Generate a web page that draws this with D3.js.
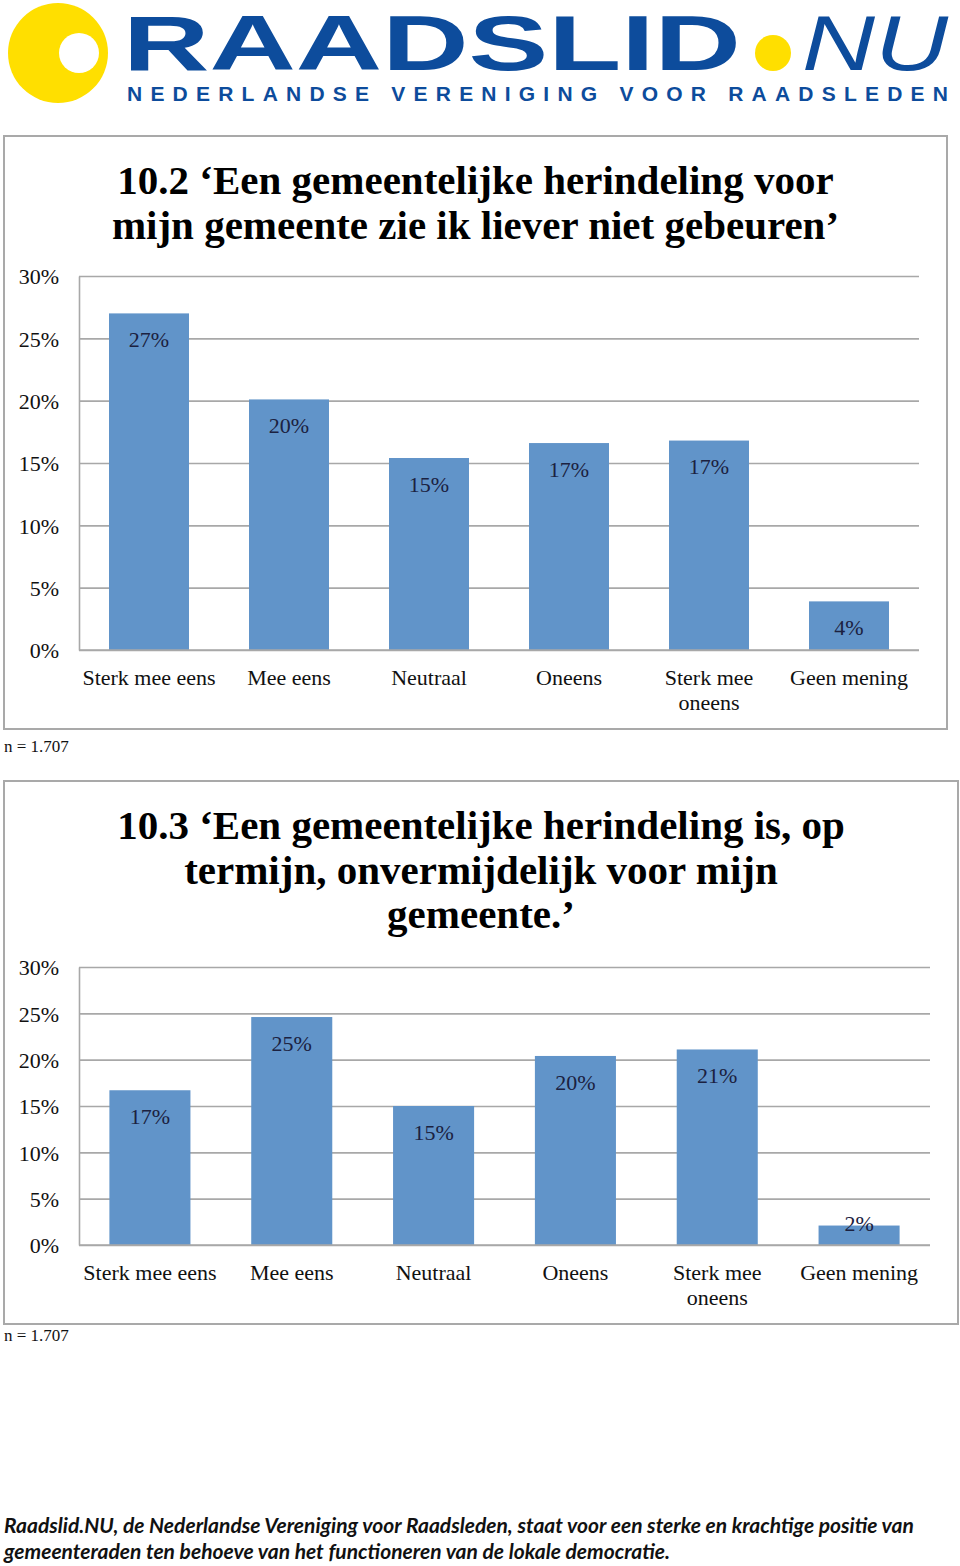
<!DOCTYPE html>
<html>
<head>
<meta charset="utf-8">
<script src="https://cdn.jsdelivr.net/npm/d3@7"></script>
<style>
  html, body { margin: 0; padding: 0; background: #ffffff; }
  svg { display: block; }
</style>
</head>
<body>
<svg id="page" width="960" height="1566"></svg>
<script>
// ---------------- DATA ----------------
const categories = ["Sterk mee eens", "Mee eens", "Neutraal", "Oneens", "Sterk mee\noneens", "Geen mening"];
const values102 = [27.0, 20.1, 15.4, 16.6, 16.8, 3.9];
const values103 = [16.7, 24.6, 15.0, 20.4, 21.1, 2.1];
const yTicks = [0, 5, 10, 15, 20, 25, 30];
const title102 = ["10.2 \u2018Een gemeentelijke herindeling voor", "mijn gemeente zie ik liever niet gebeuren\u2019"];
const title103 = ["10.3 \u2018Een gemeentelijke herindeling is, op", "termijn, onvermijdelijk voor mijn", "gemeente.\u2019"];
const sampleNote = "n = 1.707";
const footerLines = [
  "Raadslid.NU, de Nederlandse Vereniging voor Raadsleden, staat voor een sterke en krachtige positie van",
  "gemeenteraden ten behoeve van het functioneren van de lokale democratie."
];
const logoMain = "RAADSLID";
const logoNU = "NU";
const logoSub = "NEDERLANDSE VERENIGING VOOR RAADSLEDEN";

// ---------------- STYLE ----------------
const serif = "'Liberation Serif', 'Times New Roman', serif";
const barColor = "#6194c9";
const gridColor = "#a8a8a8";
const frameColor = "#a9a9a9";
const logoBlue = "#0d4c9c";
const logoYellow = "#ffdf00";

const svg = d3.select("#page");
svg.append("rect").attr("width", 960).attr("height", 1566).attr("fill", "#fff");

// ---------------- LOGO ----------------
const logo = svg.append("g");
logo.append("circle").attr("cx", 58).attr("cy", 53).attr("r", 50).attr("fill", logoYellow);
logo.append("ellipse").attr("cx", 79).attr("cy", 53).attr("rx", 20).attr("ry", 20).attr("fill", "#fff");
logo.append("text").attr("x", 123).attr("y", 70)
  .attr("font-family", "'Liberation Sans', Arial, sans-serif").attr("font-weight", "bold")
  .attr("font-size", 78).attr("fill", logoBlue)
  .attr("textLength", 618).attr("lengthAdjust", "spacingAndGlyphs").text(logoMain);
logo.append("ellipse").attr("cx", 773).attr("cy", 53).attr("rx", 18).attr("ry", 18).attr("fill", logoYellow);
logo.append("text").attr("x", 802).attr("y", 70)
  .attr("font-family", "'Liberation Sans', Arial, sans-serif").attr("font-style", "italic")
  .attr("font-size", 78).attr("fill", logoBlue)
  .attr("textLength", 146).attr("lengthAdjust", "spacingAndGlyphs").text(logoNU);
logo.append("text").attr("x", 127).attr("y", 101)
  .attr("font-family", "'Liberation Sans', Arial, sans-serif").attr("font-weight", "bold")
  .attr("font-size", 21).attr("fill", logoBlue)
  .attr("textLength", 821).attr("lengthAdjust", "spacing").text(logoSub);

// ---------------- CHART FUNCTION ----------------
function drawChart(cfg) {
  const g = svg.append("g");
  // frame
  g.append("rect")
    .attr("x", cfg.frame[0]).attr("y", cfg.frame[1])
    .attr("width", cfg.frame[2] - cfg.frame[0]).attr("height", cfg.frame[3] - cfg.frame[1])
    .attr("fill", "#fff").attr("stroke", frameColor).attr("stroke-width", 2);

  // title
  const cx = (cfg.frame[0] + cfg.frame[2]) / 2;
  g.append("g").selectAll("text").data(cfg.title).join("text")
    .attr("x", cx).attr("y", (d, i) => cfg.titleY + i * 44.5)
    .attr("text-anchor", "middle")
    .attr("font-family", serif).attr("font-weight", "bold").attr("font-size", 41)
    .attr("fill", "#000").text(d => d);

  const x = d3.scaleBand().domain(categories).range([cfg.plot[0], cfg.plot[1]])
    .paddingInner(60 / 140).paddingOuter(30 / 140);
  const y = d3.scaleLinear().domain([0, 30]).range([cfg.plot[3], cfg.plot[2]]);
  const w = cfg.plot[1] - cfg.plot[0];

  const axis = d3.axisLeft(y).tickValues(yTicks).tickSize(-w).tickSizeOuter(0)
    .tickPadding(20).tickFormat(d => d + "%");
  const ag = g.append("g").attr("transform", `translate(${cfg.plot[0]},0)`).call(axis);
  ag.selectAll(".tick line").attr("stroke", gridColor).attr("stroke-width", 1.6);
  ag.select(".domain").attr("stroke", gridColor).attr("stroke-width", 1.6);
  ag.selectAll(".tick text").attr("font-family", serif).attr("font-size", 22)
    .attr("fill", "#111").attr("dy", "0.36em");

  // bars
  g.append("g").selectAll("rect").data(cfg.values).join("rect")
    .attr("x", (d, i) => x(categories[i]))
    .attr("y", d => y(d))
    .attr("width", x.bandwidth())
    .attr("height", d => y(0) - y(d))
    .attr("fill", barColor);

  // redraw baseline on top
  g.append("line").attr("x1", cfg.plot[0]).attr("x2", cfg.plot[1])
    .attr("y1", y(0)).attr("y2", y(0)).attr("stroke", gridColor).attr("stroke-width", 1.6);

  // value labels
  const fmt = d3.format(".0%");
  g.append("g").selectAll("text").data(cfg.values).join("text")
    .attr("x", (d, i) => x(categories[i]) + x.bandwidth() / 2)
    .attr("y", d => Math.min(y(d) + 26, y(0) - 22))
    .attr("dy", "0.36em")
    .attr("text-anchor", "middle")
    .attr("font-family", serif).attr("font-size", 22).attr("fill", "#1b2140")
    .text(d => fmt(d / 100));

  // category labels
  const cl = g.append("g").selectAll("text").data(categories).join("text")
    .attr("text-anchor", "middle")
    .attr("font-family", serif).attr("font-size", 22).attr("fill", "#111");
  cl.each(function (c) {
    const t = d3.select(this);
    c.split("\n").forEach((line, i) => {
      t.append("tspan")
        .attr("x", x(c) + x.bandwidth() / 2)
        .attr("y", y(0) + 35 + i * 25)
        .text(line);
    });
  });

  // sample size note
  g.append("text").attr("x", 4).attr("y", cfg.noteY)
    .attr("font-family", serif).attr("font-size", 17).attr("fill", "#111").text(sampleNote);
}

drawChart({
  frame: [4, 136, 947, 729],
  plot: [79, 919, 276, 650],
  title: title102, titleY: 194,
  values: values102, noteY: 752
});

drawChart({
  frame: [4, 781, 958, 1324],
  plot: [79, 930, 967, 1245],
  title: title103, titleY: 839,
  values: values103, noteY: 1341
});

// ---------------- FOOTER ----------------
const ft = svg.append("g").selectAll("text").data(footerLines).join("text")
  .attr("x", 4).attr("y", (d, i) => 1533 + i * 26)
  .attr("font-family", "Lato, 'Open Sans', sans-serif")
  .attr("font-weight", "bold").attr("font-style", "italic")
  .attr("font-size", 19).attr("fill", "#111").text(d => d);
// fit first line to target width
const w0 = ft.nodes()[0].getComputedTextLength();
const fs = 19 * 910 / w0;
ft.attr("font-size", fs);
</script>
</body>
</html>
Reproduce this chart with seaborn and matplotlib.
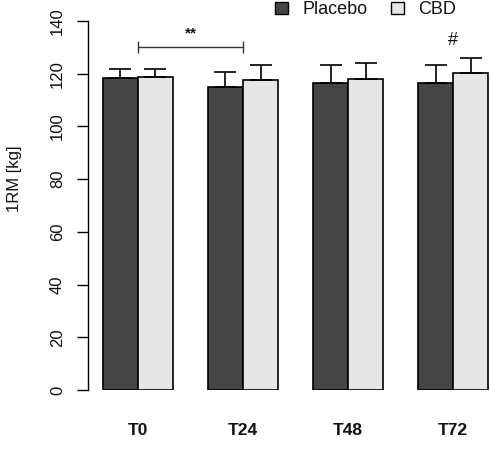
################
To be done = Collect the lines of the records that include the string "this".

Reply to the exercise =
Generate a web page that draws this with D3.js.
    const t = d3.select(this);
Reproduce this chart with seaborn and matplotlib.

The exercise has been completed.